I'm doing better, kind of, with my diet (diet as in what I eat, not that I'm on a "diet").  My breakfast and lunch are perfect.  And I feel full and satisfied and it's all healthy.  Breakfast has been a serving of granola, almonds and yogurt.  Lunch has been spinach salad with seeds and nuts and dried cranberries and carrots along with a yogurt and an orange.  And a cheese stick mid morning for a snack. 

And then I get home.  Then I over eat at dinner.  And then snack after.  Though I haven't snacked every single night.  But it's still hard.  I'm getting there.  Slowly. 

1.2 miles

Ok so for an early morning run, that's kind of short and pathetic.  But it was my first morning run in a long time and I was really tired.  I really needed to run because I was super nervous. 

That day, Tuesday, I was putting in my notice at work.  I've worked at this place for 9 years.  9 years!  I've been super unhappy and really need a change.  But it's kind of scary too.  But when I think about it, running long distances used to be really scary too.  But now, it's still scary, but I know I can do it.  I am excited to make this change and I think it's something I really need. 

And also, it will make it easier for me to run.  I won't have to get up so early if I want to run in the morning and I will get home earlier so it'll be easier to run at night. 

It felt good to run in the morning again.  I just need to start doing it more. 

Saturday, January 25, 2014

I am STILL cold!

Today I did my first long run of my marathon training.  I had a hard time this week running and skipped two 3 mile runs.  I plan to make one up tomorrow though!  It was just stupid excuses that caused me to not run.

So today, after reading about a friend getting out there in the cold, snowy weather, I decided I better get moving.  And because the weather is going to be worse tomorrow, I did my long run outside today.  It was "warm" ;) (at 20 degrees when I started). 

I did 6 miles today and overall, had fun.  I was cold but I smiled a lot. 

But I also did a lot of thinking and thought about how my run today was somewhat of a waste.  Yes, it's good that I did it and am building my miles back up even though it was slow.  It's a waste because of how I've been eating.  I am not eating well.  I'm over eating and eating a lot of junk.  I am doing better than I was in November and December but I am still not doing well.  I need to do better.

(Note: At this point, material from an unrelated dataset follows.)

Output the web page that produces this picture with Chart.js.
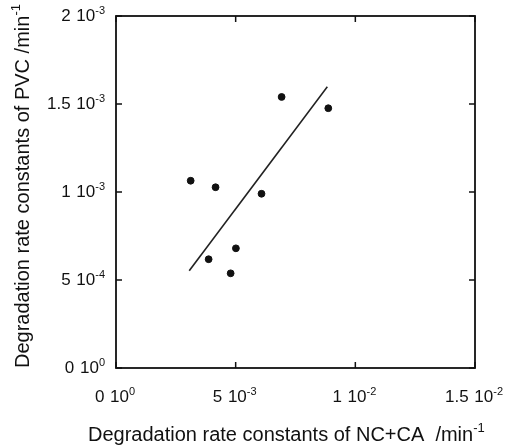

Anyway, I think I am ready.  Ready to get back on track and lose the weight I regained over the holidays and get back to losing weight and getting under 200 lbs.  I know I have said this so many times  but I want to make this time stick!  It was so uncomfortable running today.  I can feel my fat on my back.  And it's the most annoying uncomfortable feeling.  I'll probably write more tomorrow about getting back on track. 

Back to the run: I started out at 14 min miles and ended up at almost 18 min miles for the last mile.  lol I was so cold!  I couldn't feel my legs or my arms or my hands.  And my feet!  They are still cold.  I strained my right hip this time but I think I did that from having to run up a hill in the snow - I could feel it kind of pull it.  But it's feeling ok now so hopefully it doesn't come back. 

This older lady who was walking (with a walking stick!) said to me "We deserve a medal for getting out here today, like at the Olympics!"  I laughed and agreed with her.  But this run is getting me closer to that medal - to finish the race I didn't finish 4 years ago.  :)

Thursday, January 23, 2014

First Marathon Training Run of 2014

....and I really don't have anything to say about it.  I'm slow.  I'm fatter (again) and running is hard (again). 

I know it will get easier the more I do it.  And once I start running outside again it will be better.  But until then, it sucks.  And I really don't know what else to say.